EON grows in the Spanish wind market by purchasing Energi E2

The German utility E.ON has taken only four months in making good on their word to be back in the Spanish market with further acquisitions.

After being outmanouvered in their €43bn ($59bn) bid battle for Endesa, the country’s biggest electricity group, it is buying Energi E2 Renovables Ibericas, which operates wind farms in Spain and Portugal, from Denmark’s DONG Energy in a deal worth €722 million, or $996.7 million. The purchase price includes $353.4 million in assumed debt.

The company led by Wulf Bernotat outbid the also German utility RWE, a consortium formed by Unión Fenosa and Enel and the largest Portuguese utility, EDP (owners of Horizon Wind Energy).

The operation comes hard on the heels of its winning EU approval to buy Spanish power utility Viesgo from Enel SpA and to acquire additional generation capacity from Endesa SA, making it the fourth-largest player on the Spanish power market. All in all, things have not turned bad for E.ON in its Spanish saga. The company expects to have a generating capacity of 7 Gigawatts in Spain for 2010.

Energi E2 has wind, hydro and biomass generation facilities in operation in Spain and Portugal with net installed capacity of approximately 260 MW. It has further wind farms with an extra capacity of 560 megawatts planned for completion in the next four years.
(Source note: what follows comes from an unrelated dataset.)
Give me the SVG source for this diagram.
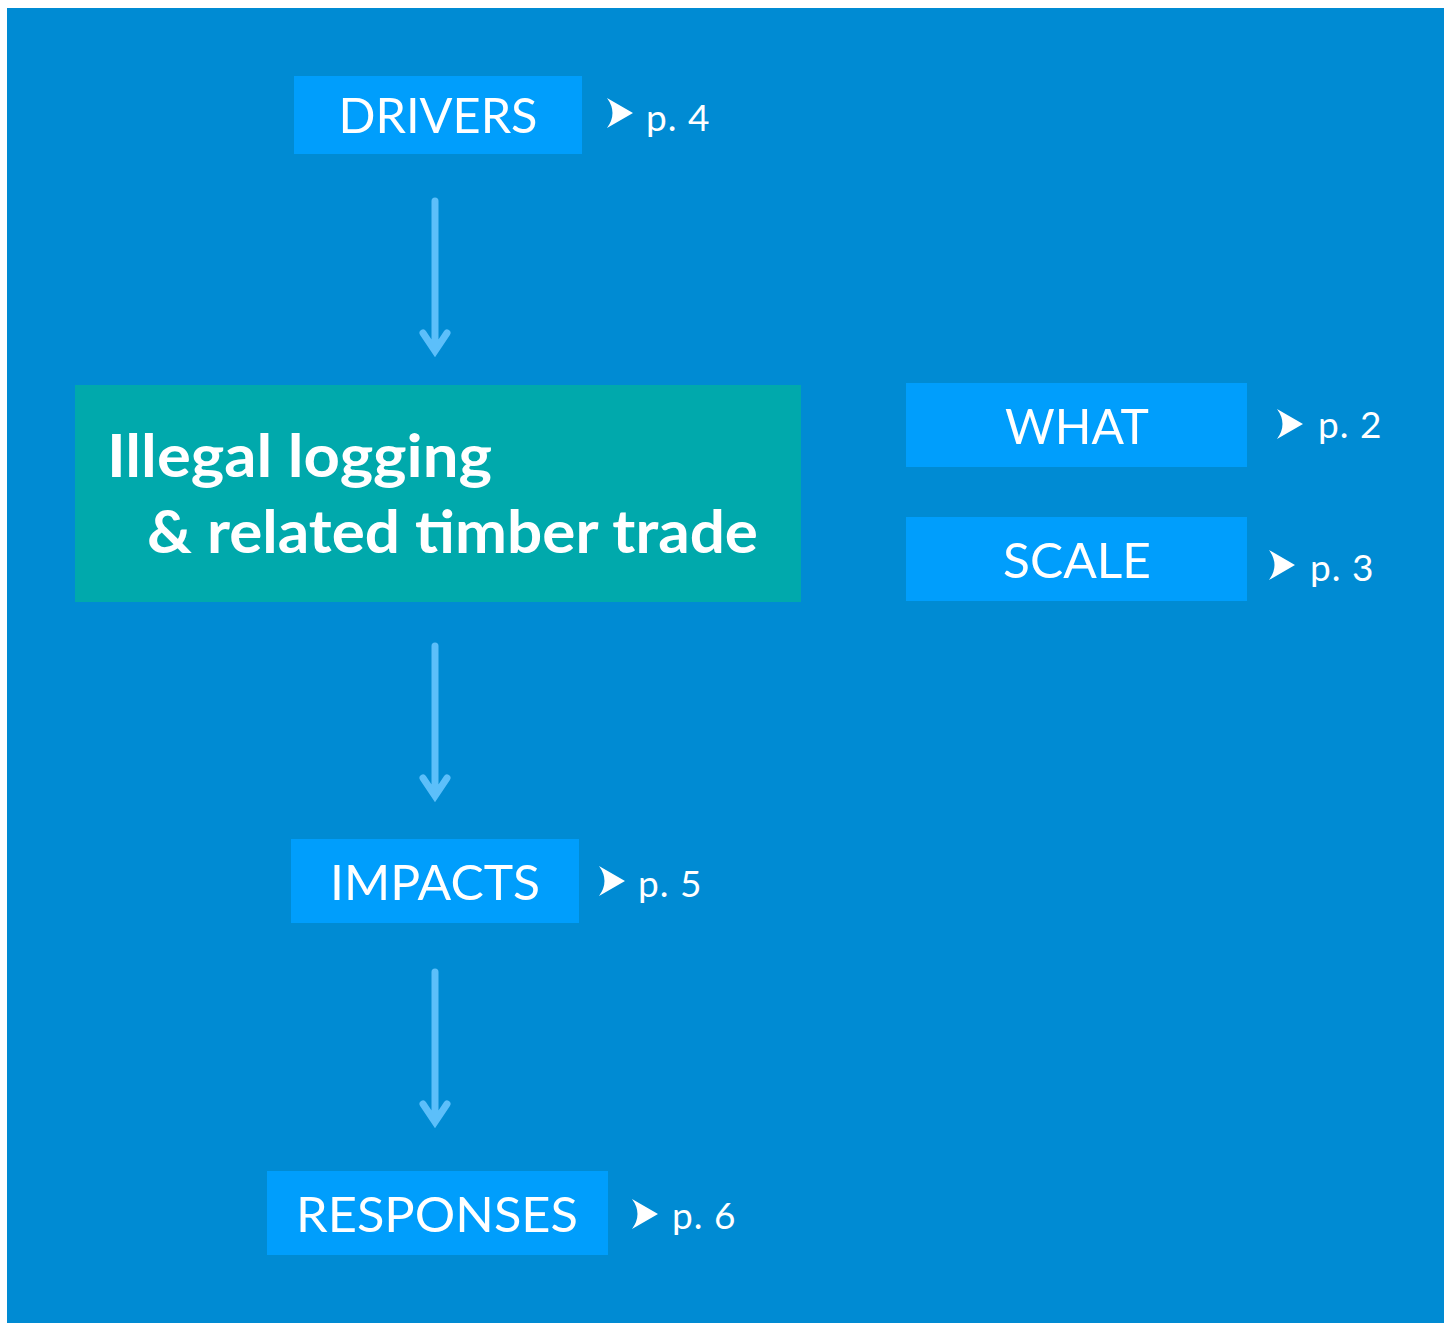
<svg xmlns="http://www.w3.org/2000/svg" width="1451" height="1323" viewBox="0 0 1451 1323">
  <style>
    .box { fill: #009EFC; }
    .lbl { font-family: Lato, "Open Sans", sans-serif; font-size: 49px; fill: #ffffff; text-anchor: middle; }
    .pg { font-family: Lato, "Open Sans", sans-serif; font-size: 37px; fill: #ffffff; letter-spacing: 1px; }
    .main { font-family: Lato, "Open Sans", sans-serif; font-weight: bold; font-size: 60px; fill: #ffffff; }
    .link { stroke: #5CBFFA; stroke-width: 7; fill: none; stroke-linecap: round; stroke-linejoin: miter; }
    .chev { fill: #ffffff; }
  </style>
  <defs>
    <path id="chev" d="M0,0 L26,15 L0,30 Q11,15 0,0 Z"/>
  </defs>

  <rect x="7" y="8" width="1437" height="1315" fill="#008BD3"/>

  <g id="connectors">
    <path class="link" d="M435,201 V348 M423,333 L435,351 L447,333"/>
    <path class="link" d="M435,646 V793 M423,778 L435,796 L447,778"/>
    <path class="link" d="M435,972 V1119 M423,1104 L435,1122 L447,1104"/>
  </g>

  <g id="drivers">
    <rect class="box" x="294" y="76" width="288" height="78"/>
    <text class="lbl" x="438" y="133" textLength="199" lengthAdjust="spacingAndGlyphs">DRIVERS</text>
    <use href="#chev" class="chev" x="607" y="98"/>
    <text class="pg" x="646" y="131">p. 4</text>
  </g>

  <g id="illegal-logging">
    <rect x="75" y="385" width="726" height="217" fill="#00A9AC"/>
    <text class="main" x="107" y="477" textLength="385" lengthAdjust="spacingAndGlyphs">Illegal logging</text>
    <text class="main" x="147" y="553" textLength="611" lengthAdjust="spacingAndGlyphs">&amp; related timber trade</text>
  </g>

  <g id="what">
    <rect class="box" x="906" y="383" width="341" height="84"/>
    <text class="lbl" x="1077" y="444" textLength="144" lengthAdjust="spacingAndGlyphs">WHAT</text>
    <use href="#chev" class="chev" x="1277" y="409"/>
    <text class="pg" x="1318" y="438">p. 2</text>
  </g>

  <g id="scale">
    <rect class="box" x="906" y="517" width="341" height="84"/>
    <text class="lbl" x="1077" y="578" textLength="148" lengthAdjust="spacingAndGlyphs">SCALE</text>
    <use href="#chev" class="chev" x="1269" y="550"/>
    <text class="pg" x="1310" y="581">p. 3</text>
  </g>

  <g id="impacts">
    <rect class="box" x="291" y="839" width="288" height="84"/>
    <text class="lbl" x="435" y="900" textLength="210" lengthAdjust="spacingAndGlyphs">IMPACTS</text>
    <use href="#chev" class="chev" x="599" y="866"/>
    <text class="pg" x="638" y="897">p. 5</text>
  </g>

  <g id="responses">
    <rect class="box" x="267" y="1171" width="341" height="84"/>
    <text class="lbl" x="437" y="1232" textLength="282" lengthAdjust="spacingAndGlyphs">RESPONSES</text>
    <use href="#chev" class="chev" x="632" y="1199"/>
    <text class="pg" x="672" y="1229">p. 6</text>
  </g>
</svg>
images.jpg“Energi E2 Renovables Ibericas ideally supplements our future activities in Spain” Chief Executive Wulf Bernotat said. “Wind power will play an important role in our future energy mix.”

This operation moves E.ON closer to its goal of 2,600 megawatts of total wind power. With yesterday’s deal, E.ON now has more than 700 MW of wind in operation and another 1,500 MW under development.

For E.ON, the purchase is strategically important: Spain and renewable energy are its two biggest growth areas as regulation gets tougher in its core German market.

E.ON‘s big renewable strategy, announced in May, is part of a major reorganization of the company that includes a new renewables unit, likely to be named E.ON Renewables. The new unit will oversee all of E.ON‘s green energy operations, with the exception of hydroelectricity.